Leserbriefe

Die Zeit heilt nicht die Wunden

Zum Artikel „Beim Blumenpflücken abgestürzt?“ vom 20. Mai

Schön, dass der Teckbote seine Leser auch nach 60 Jahren an das schreckliche Unglück am Wannenfels über Oberlenningen, bei dem unsere Väter ums Leben kamen, mit einem sehr umfassenden Bericht mit Bildern erinnern möchte. Jedoch sind wir über den letzten Absatz dieses Artikels bestürzt und sehr traurig, dass eine Journalistin nach 60 Jahren die Lüge des Bürgers aus Oberlenningen erwähnt und somit den zuvor ausführlichen, wahrheitsgemäß recherchierten Bericht infrage stellt.

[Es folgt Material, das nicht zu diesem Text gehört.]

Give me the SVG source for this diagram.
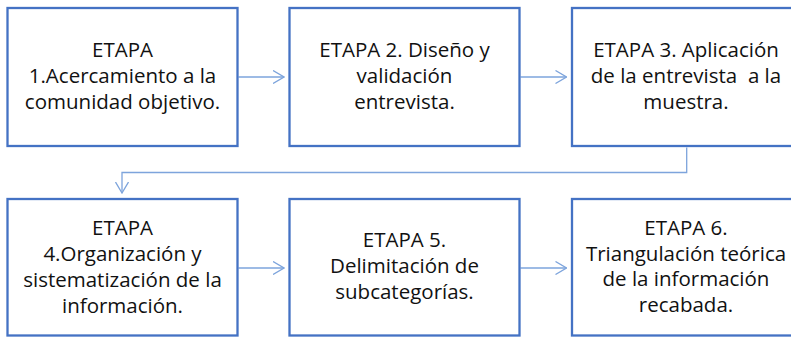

Gibt es in dieser Welt tagtäglich nicht genug „Wahres und Unwahres“ zu berichten, um die Sensationsgier vieler Menschen zu befriedigen, die großes Interesse und Freude am Leid von anderen haben?

Es ist unerhört, die Frage zu stellen, ob unsere Väter eventuell doch Raufbolde und Trinker waren und eventuell dadurch verunglückt sind. Menschen, die auch nach 60 Jahren sich an solchen Artikeln ergötzen, haben keinerlei Vorstellung, wie das Leben einer Familie nach so einem Unglück verläuft, welches Leid sich dahinter verbirgt und die Menschen prägt und lebenslänglich begleitet.

Man könnte noch ergänzend erwähnen, dass weder wir damals als zweijährige Mädchen noch unsere Mütter psychologisch betreut wurden, was heutzutage selbstverständlich wäre, sondern dass jede von uns ganz alleine mit diesem schrecklichen Unglück und den Verletzungen umgehen musste.

Dass die Zeit solche Wunden nie heilen kann, zeigt sich durch die Tatsache, wie sehr uns dieser Bericht aufgewühlt und verletzt hat.